Commissioner Bob Bowlsby didn’t shy away from the truth during his State of the Big 12 Address Monday.
“Change is coming,” Bowlsby said. “If you like what you see in intercollegiate athletics right now, you’re going to be disappointed when the change comes, because it’s coming.”
Bowlsby addressed several issues at Big 12 media days including payment of players, involvement in lawsuits and cheating in college athletics. It was a stark address as Bowlsby was up front about all the challenges facing the Big 12 and collegiate athletics.
One of the biggest issues at hand is the payment of players. Bowlsby made it very clear that athletes are not employees of their respective universities and should not be able to unionize.
“Student-athletes are not employees,” Bowlsby said. “They should never be employees. It’s not an employee/employer relationship. It’s a total square peg in a round hole.”

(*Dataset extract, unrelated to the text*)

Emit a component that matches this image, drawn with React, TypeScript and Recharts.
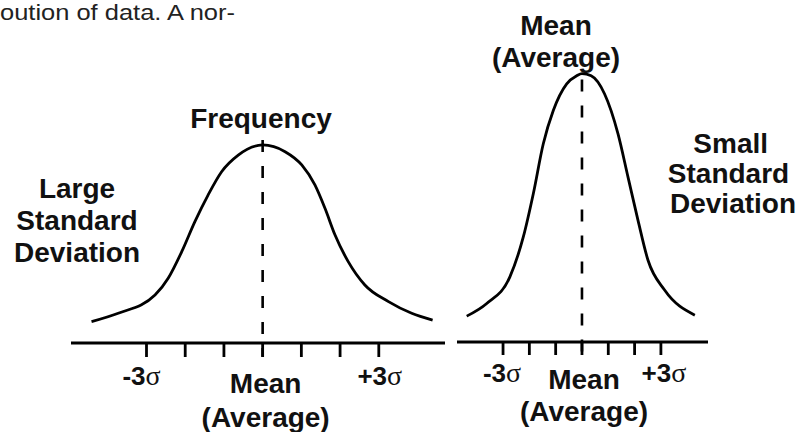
import React from 'react';
import { LineChart, Line, XAxis, YAxis, ReferenceLine } from 'recharts';

// ---- text content ----
const topText = 'oution of data. A nor-';
const leftTitle = 'Frequency';
const leftNote = ['Large', 'Standard', 'Deviation'];
const rightTitle = ['Mean', '(Average)'];
const rightNote = ['Small', 'Standard', 'Deviation'];

// ---- axis ticks (in standard deviations) ----
const sigmaTicks = [-3, -2, -1, 0, 1, 2, 3];
const sigmaTickLabels = ['-3σ', '', '', 'Mean', '', '', '+3σ'];
const meanSubLabel = '(Average)';

// ---- large standard deviation curve ----
const leftX = [-4.42, -3.73, -2.78, -2.44, -2.09, -1.75, -1.41, -1.06, -0.63, -0.11, 0, 0.58, 1.01, 1.35, 1.61, 1.87, 2.21, 2.64, 3.25, 3.85, 4.39];
const leftFreq = [10.8, 15.0, 24.2, 32.7, 46.1, 61.3, 74.7, 86.5, 94.9, 99.8, 100, 96.6, 89.9, 79.8, 68.0, 54.5, 41.1, 29.3, 20.9, 15.0, 11.6];

// ---- small standard deviation curve ----
const rightX = [-4.38, -3.62, -2.74, -2.23, -1.85, -1.47, -1.09, -0.58, -0.2, 0, 0.35, 0.86, 1.37, 1.75, 2.13, 2.51, 3.14, 4.29];
const rightFreq = [13.1, 19.5, 33.0, 53.2, 75.1, 100.4, 117.2, 130.7, 134.8, 135.9, 134.8, 125.6, 105.4, 83.5, 61.6, 41.4, 26.3, 13.6];

const leftData = leftX.map((x, i) => ({ x, f: leftFreq[i] }));
const rightData = rightX.map((x, i) => ({ x, f: rightFreq[i] }));

const FONT = '"Liberation Sans", Arial, Helvetica, sans-serif';
const SERIF = '"Liberation Serif", "Times New Roman", serif';
const INK = '#111';

type TickOpts = { sigmaDy: number; meanDy: number; avgDy: number; dx: number[] };

function makeTick(o: TickOpts) {
  return (props: any) => {
    const { x, y, payload } = props;
    const i = sigmaTicks.indexOf(payload.value);
    const label = sigmaTickLabels[i];
    if (!label) return <g />;
    const cx = x + o.dx[i];
    if (label.includes('σ')) {
      const parts = label.split('σ');
      return (
        <text x={cx} y={y + o.sigmaDy} textAnchor="middle" fontFamily={FONT} fontWeight={700} fontSize={26} fill={INK}>
          <tspan>{parts[0]}</tspan>
          <tspan fontFamily={SERIF} fontWeight={400} fontSize={28}>σ</tspan>
        </text>
      );
    }
    return (
      <g>
        <text x={cx} y={y + o.meanDy} textAnchor="middle" fontFamily={FONT} fontWeight={700} fontSize={28} fill={INK}>
          {label}
        </text>
        <text x={cx} y={y + o.avgDy} textAnchor="middle" fontFamily={FONT} fontWeight={700} fontSize={28} fill={INK}>
          {meanSubLabel}
        </text>
      </g>
    );
  };
}

const leftTick = makeTick({ sigmaDy: 28, meanDy: 36, avgDy: 70, dx: [-5, 0, 0, 3, 0, 0, 1] });
const rightTick = makeTick({ sigmaDy: 27, meanDy: 34, avgDy: 66, dx: [-1, 0, 0, 2, 0, 0, 3] });

const Y_MAX = 173.2;

export default function App() {
  return (
    <div style={{ position: 'absolute', left: 0, top: 0, width: 810, height: 432, background: '#fff', overflow: 'hidden' }}>
      <div style={{ position: 'absolute', left: 0, top: 0 }}>
        <LineChart width={445} height={432} data={leftData} margin={{ top: 0, right: 0, bottom: 0, left: 71 }}>
          <XAxis
            type="number"
            dataKey="x"
            domain={[-4.95, 4.71]}
            allowDataOverflow
            ticks={sigmaTicks}
            interval={0}
            tickSize={14}
            tickMargin={0}
            height={89}
            axisLine={{ stroke: '#000', strokeWidth: 2.8 }}
            tickLine={{ stroke: '#000', strokeWidth: 2.8 }}
            tick={leftTick}
          />
          <YAxis hide domain={[0, Y_MAX]} allowDataOverflow />
          <ReferenceLine
            segment={[{ x: 0, y: 102.5 }, { x: 0, y: -7 }]}
            stroke="#000"
            strokeWidth={2.6}
            strokeDasharray="12 14"
            ifOverflow="visible"
          />
          <Line type="monotone" dataKey="f" stroke="#000" strokeWidth={2.8} dot={false} isAnimationActive={false} />
          <text x={0} y={20} fontFamily={FONT} fontSize={22} fill="#222" textLength={235} lengthAdjust="spacingAndGlyphs">
            {topText}
          </text>
          <text x={261} y={128} textAnchor="middle" fontFamily={FONT} fontWeight={700} fontSize={28} fill={INK}>
            {leftTitle}
          </text>
          {leftNote.map((t, i) => (
            <text key={t} x={77} y={198 + i * 32} textAnchor="middle" fontFamily={FONT} fontWeight={700} fontSize={28} fill={INK}>
              {t}
            </text>
          ))}
        </LineChart>
      </div>
      <div style={{ position: 'absolute', left: 445, top: 0 }}>
        <LineChart width={365} height={432} data={rightData} margin={{ top: 0, right: 102, bottom: 0, left: 12 }}>
          <XAxis
            type="number"
            dataKey="x"
            domain={[-4.75, 4.79]}
            allowDataOverflow
            ticks={sigmaTicks}
            interval={0}
            tickSize={13}
            tickMargin={0}
            height={90}
            axisLine={{ stroke: '#000', strokeWidth: 2.8 }}
            tickLine={{ stroke: '#000', strokeWidth: 2.8 }}
            tick={rightTick}
          />
          <YAxis hide domain={[0, Y_MAX]} allowDataOverflow />
          <ReferenceLine
            segment={[{ x: 0, y: 133 }, { x: 0, y: -6.6 }]}
            stroke="#000"
            strokeWidth={2.6}
            strokeDasharray="12 14"
            ifOverflow="visible"
          />
          <Line type="monotone" dataKey="f" stroke="#000" strokeWidth={2.8} dot={false} isAnimationActive={false} />
          {rightTitle.map((t, i) => (
            <text key={t} x={111} y={35 + i * 31.7} textAnchor="middle" fontFamily={FONT} fontWeight={700} fontSize={28} fill={INK}>
              {t}
            </text>
          ))}
          {rightNote.map((t, i) => (
            <text key={t} x={[285.7, 283.5, 288][i]} y={153.3 + i * 30} textAnchor="middle" fontFamily={FONT} fontWeight={700} fontSize={28} fill={INK}>
              {t}
            </text>
          ))}
        </LineChart>
      </div>
    </div>
  );
}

Bowlsby said that the current lawsuits facing college athletics will cause universities to change the way they handle student scholarships.
“In the end, it’s a somewhat zero-sum game,” Bowlsby said. “There’s only so much money out there…so therefore the cost is higher.”
The rising costs may cause schools to cut back on program. Bowlsby also said that cuts in funds will result in the end of some Olympic sports.
On top of rising costs, Bowlsby addressed those who are cutting corners and finding ways to cheat.
“I think it’s not an understatement to say that cheating pays presently,” Bowlsby said. “If you want to cheat, you can do it and you can get away with it. And there are benefits for doing that.”
Bowlsby said that the NCAA and the five-power conferences must find a way to better prevent cheating. But Bowlsby made sure to say cheating isn’t a rampant issue and most people involved in college athletics are acting with high integrity.
Despite his melancholy address, Bowlsby said that the conference is in great shape heading into the 2014 season.
“We will go through the football season with unprecedented exposure for our football teams,” he said. “And we will have a period of time of lots of good excitement, lots of good competition, lots of fair competition.”